= Emily Greenhouse =

American journalist and editor

Emily Greenhouse (born 1986) is an American journalist. She became the editor of The New York Review of Books in March 2021, after having been appointed co-editor in March 2019.

== Education and career ==
Greenhouse graduated from Pelham Memorial High School and went on to graduate from Wesleyan University in 2008.

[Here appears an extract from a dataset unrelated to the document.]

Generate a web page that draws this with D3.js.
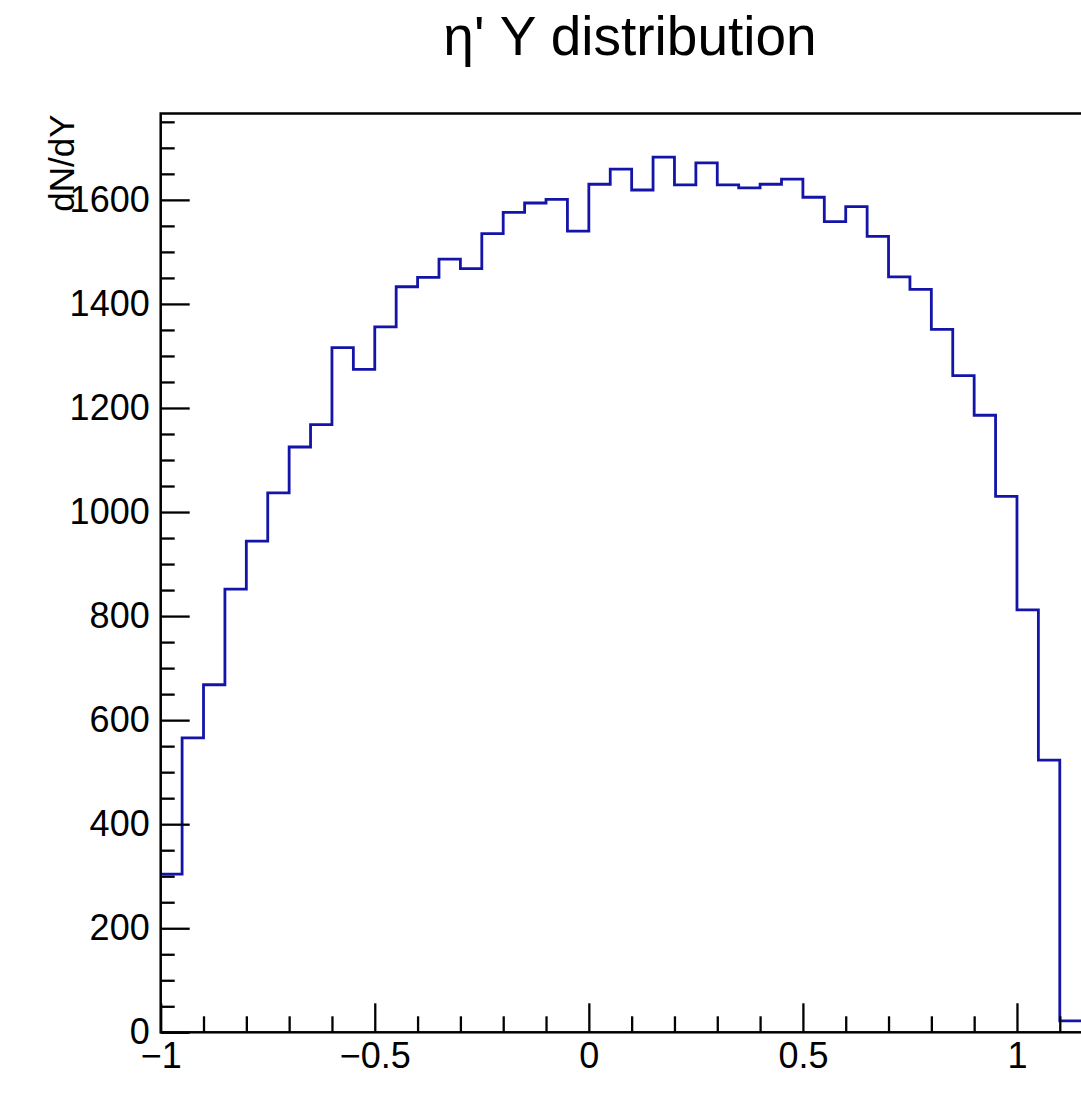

Greenhouse began her career as a freelance researcher and writer in Paris. She worked as an editorial assistant at Granta magazine, in London, in 2009 and 2010. From 2011 to 2012, she worked as an editorial assistant to Robert B. Silvers, the co-founder of The New York Review of Books. From 2012 to 2014, she worked as editorial assistant to David Remnick, the editor of The New Yorker. Greenhouse joined Bloomberg as a reporter in 2014, focusing on gender and politics. In 2016, she returned to The New Yorker as the managing editor, where she remained until 2019. Tapped to lead The New York Review of Books following Ian Buruma’s departure, she returned to the publication in 2019.

== Selected works ==
- Greenhouse, Emily (2015). "Inside the Wesleyan Molly Bust"
- Greenhouse, Emily (2015). "Life and Death on the Boulevard Voltaire"
- Greenhouse, Emily (2015). "The Not-So-Feminist History of Wonder Woman"
- Greenhouse, Emily (2014). "A Facebook Page of Our Own: Binders Full of Women Writers"

== Personal life ==
Greenhouse is the daughter of Steven Greenhouse, the longtime New York Times labor and workplace reporter. She is married to Martin Mulkeen.